Un último comentario al respecto. Tanto frente a la economía política (formación ideológica) como frente al fetichismo (proceso objetivo), Marx parece apostar a una forma de conocimiento eminentemente crítica. Si el fetichismo produce una falsa conciencia necesaria, determinada objetivamente y que no es producto de errores subjetivos; entonces la conciencia verdadera (enarbolada por Marx) no puede ser otra cosa que “conciencia de la falsa conciencia”, es decir, conciencia de los procesos históricos y objetivos que generan las deformaciones sistemáticas y necesarias de la conciencia. La crítica es una forma de conocimiento que reenvía la conciencia falsa a los procesos objetivos que la generan, desentrañando su gestación sistemática en una totalidad social. Parece que Marx nos propone conocer la verdad mediante la crítica de la no-verdad, mostrando cómo las representaciones parciales y unilaterales de la EP son momentos de una lógica objetiva global (fetichista), históricamente determinada, que las genera necesariamente. La crítica de la economía política consiste en reenviar las expresiones superficiales de la objetividad fetichista a la trama global, no inmediatamente observable, que las produce (y que produce sus deformaciones sistemáticas).
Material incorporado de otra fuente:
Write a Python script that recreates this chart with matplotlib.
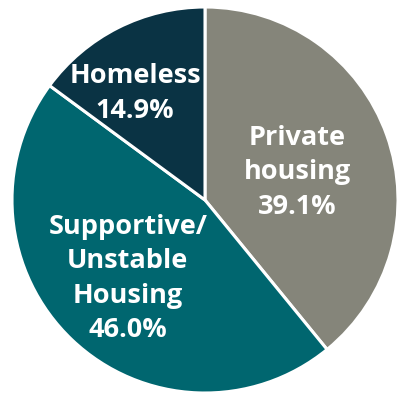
import numpy as np
import matplotlib.pyplot as plt

labels = ["Private\nhousing", "Supportive/\nUnstable\nHousing", "Homeless"]
shares = [39.1, 46.0, 14.9]
colors = ["#85857a", "#00666f", "#0a3344"]

# where each label sits: fraction of radius, and angle nudge from wedge middle
label_r = [0.50, 0.57, 0.66]
label_nudge = [-3.0, -1.0, 6.5]

fig = plt.figure(figsize=(3.97, 3.94), dpi=100)
ax = fig.add_axes([0, 0, 1, 1])

R = 193.0
cx, cy = 205.0, 200.0
wedges, _ = ax.pie(shares, colors=colors, startangle=90, counterclock=False,
                   radius=1.0, wedgeprops=dict(edgecolor="white", linewidth=2.2))

for w, lab, val, r, nd in zip(wedges, labels, shares, label_r, label_nudge):
    mid = np.deg2rad((w.theta1 + w.theta2) / 2 + nd)
    ax.text(r * np.cos(mid), r * np.sin(mid), f"{lab}\n{val:.1f}%",
            ha="center", va="center", color="white", fontsize=19.5,
            fontweight="bold", family="Open Sans", linespacing=1.42)

ax.set_aspect("auto")
ax.set_xlim(-cx / R, (397 - cx) / R)
ax.set_ylim(-(394 - cy) / R, cy / R)
ax.axis("off")

fig.savefig("out.png", dpi=100)
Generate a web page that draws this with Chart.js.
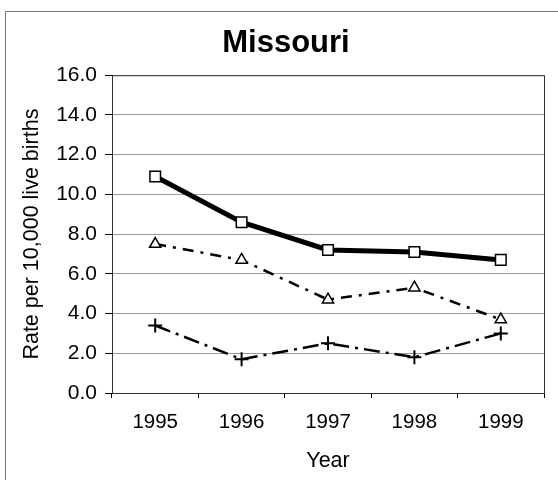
<!DOCTYPE html>
<html>
<head>
<meta charset="utf-8">
<script src="https://cdn.jsdelivr.net/npm/chart.js@4.4.0/dist/chart.umd.min.js"></script>
<style>
  body { margin: 0; background: #fff; overflow: hidden; }
  #frame { position: absolute; left: 5px; top: 11px; width: 600px; height: 600px;
           border-left: 1px solid #777; border-top: 1px solid #777; }
  #chart { position: absolute; left: 0; top: 0; }
</style>
</head>
<body>
<div id="frame"></div>
<canvas id="chart" width="558" height="480"></canvas>
<script>
    const years = ['1995', '1996', '1997', '1998', '1999'];
    const squareRates = [10.9, 8.6, 7.2, 7.1, 6.7];
    const triangleRates = [7.5, 6.7, 4.7, 5.3, 3.7];
    const plusRates = [3.4, 1.7, 2.5, 1.8, 3.0];
    const yTicks = [0, 2, 4, 6, 8, 10, 12, 14, 16];

    const font = 'Liberation Sans, Arial, sans-serif';

    // dark frame round the plot area
    const plotFrame = {
        id: 'plotFrame',
        beforeDatasetsDraw(chart) {
            const a = chart.chartArea;
            const ctx = chart.ctx;
            ctx.save();
            ctx.strokeStyle = '#333';
            ctx.lineWidth = 1;
            ctx.strokeRect(a.left + 0.5, a.top + 0.5, a.right - a.left, a.bottom - a.top);
            ctx.restore();
        }
    };

    const ctx = document.getElementById('chart').getContext('2d');
    new Chart(ctx, {
        type: 'line',
        data: {
            labels: years,
            datasets: [
                {
                    data: plusRates,
                    borderColor: '#000',
                    borderWidth: 2.5,
                    borderDash: [16, 6, 3, 6],
                    pointStyle: 'cross',
                    pointRadius: 7,
                    pointBorderWidth: 2,
                    pointBorderColor: '#000',
                    tension: 0
                },
                {
                    data: triangleRates,
                    borderColor: '#000',
                    borderWidth: 2.5,
                    borderDash: [11, 7, 3, 7],
                    pointStyle: 'triangle',
                    pointRadius: 6.5,
                    pointBorderWidth: 1.5,
                    pointBackgroundColor: '#fff',
                    pointBorderColor: '#000',
                    tension: 0
                },
                {
                    data: squareRates,
                    borderColor: '#000',
                    borderWidth: 5,
                    pointStyle: 'rect',
                    pointRadius: 7.5,
                    pointBorderWidth: 1.5,
                    pointBackgroundColor: '#fff',
                    pointBorderColor: '#000',
                    tension: 0
                }
            ]
        },
        options: {
            responsive: false,
            animation: false,
            devicePixelRatio: 1,
            layout: { padding: { top: 25, left: 28, right: 14, bottom: 0 } },
            plugins: {
                legend: { display: false },
                tooltip: { enabled: false },
                title: {
                    display: true,
                    text: 'Missouri',
                    color: '#000',
                    font: { family: font, size: 31, weight: 'bold' },
                    padding: { top: 0, bottom: 13 }
                }
            },
            scales: {
                x: {
                    offset: true,
                    grid: { offset: true, drawOnChartArea: false, tickColor: '#000', tickLength: 5 },
                    border: { color: '#000' },
                    ticks: { color: '#000', font: { family: font, size: 20.5 }, padding: 12 },
                    title: {
                        display: true,
                        text: 'Year',
                        color: '#000',
                        font: { family: font, size: 21.5 },
                        padding: { top: 4, bottom: 6 }
                    },
                    afterFit: scale => { scale.height = 87; }
                },
                y: {
                    min: 0,
                    max: 16,
                    afterBuildTicks: scale => { scale.ticks = yTicks.map(v => ({ value: v })); },
                    grid: { color: '#999', tickColor: '#000', tickLength: 7 },
                    border: { color: '#000' },
                    ticks: {
                        color: '#000',
                        font: { family: font, size: 21 },
                        padding: 8,
                        callback: v => v.toFixed(1)
                    },
                    title: {
                        display: true,
                        text: 'Rate per 10,000 live births',
                        color: '#000',
                        font: { family: font, size: 21.5 },
                        padding: { top: -9, bottom: 4 }
                    },
                    afterFit: scale => { scale.width = 84; }
                }
            }
        },
        plugins: [plotFrame]
    });
</script>
</body>
</html>
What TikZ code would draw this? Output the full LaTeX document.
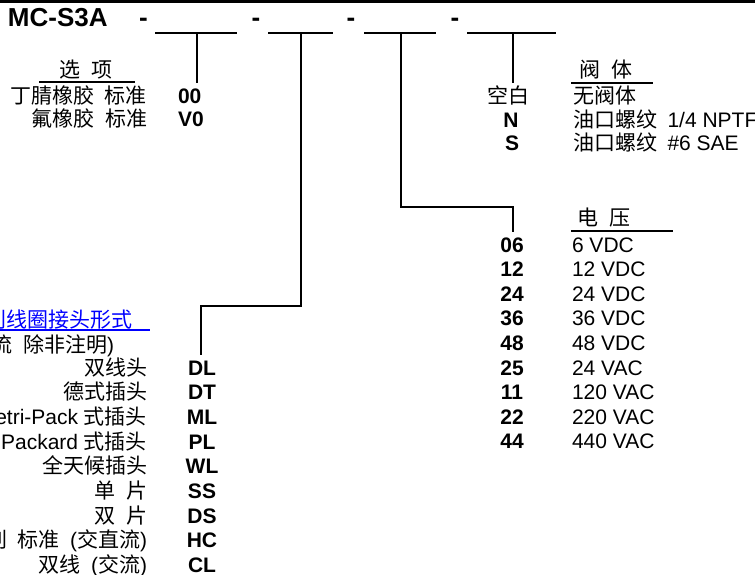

Así, por ejemplo, las mercancías parecen tener un valor como propiedad intrínseca de su corporalidad cósica. En la crítica, empero, el valor se revela como un resultado de la forma social del trabajo que produce mercancías (trabajo dividido en concreto y abstracto, ejecutado por individuos independientes con miras al intercambio en el mercado). De igual modo, la EP llega a comprender que el tiempo de trabajo determina el valor, pero no se pregunta “por qué ese contenido adopta dicha forma” (98), por qué el trabajo se representa en valor. Para comprender eso, debería interrogarse por la gestación y estructura de las relaciones mercantiles, por la lógica objetiva en virtud de la cual los productos del trabajo aparecen como mercancías, en lugar de dar por buena, en general y sin ulteriores cuestionamientos, la forma mercantil.